Method of Inquiry: (Maat Research Methods)


Whereas philosophy is summarized theory, and theory is summarized scientific practices; method; therefore is the systematic technique of summarizing scientific practices.  African Studies employs the best of multidisciplinary and interdisciplinary research methods including Internet research to establish scientific facts.  Those scientific facts document the holistic process of African history.  Summarizing such a multifaceted process requires a "pluridisciplinary" scientific background.  


What is meant by the emergence of a new process?  The new develops in the womb of the old, reaches a point of conception, fights a life and death struggle for its existence, and in the birth throes of complementary battle comes into being as a new formation.  Does the old process die?  Yes.  However, the adaptable element of it is preserved in the new process.  Is Afrocentricity the same as Black Studies?  No.  Is African-centeredness the same as Afrocentricity?  No.  Are Pan African-centered Research Methods the same as ancient KMTic process oreintation techniques?  No.  Each has developed out of, and as a result of the one that came before it.  In fact, everything stands on the shoulders of that which came before it.  African-centered idealistic research methods must be advanced with scientific research methods.  The advanced critical elements of the past research methods must be preserved in the present stage of research methods. 

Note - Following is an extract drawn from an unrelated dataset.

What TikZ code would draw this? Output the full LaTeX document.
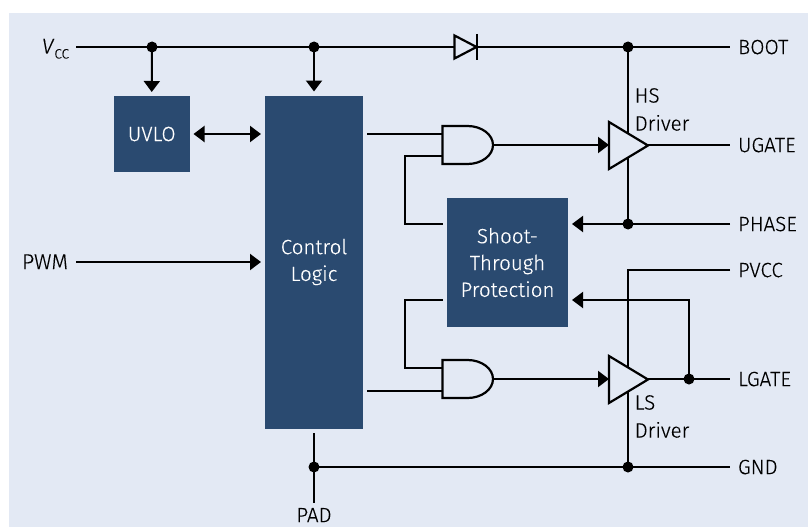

This is an ongoing process that must be standardized if African Studies are to advance from 2700 years of shipwrecked mystical contemplation and speculation.  This is an internal process.  The old process with its complementary twin opposites yields to a new higher or lower process with its complementary twin opposites, whereupon a new process emerges later to replace this old one.  The old process ends and the new one begins. The new process contains new vital forces and begins its own history of the development of vital forces.


Maatist Research Methods are a synthesis of (1) the best of modern positivist science, (2) ancient KMT process orientation, (3) African-centered critical assessment, (4) advanced computer and software technology, (5) and the application scientific findings to improving objective reality based on an intense will toward justice.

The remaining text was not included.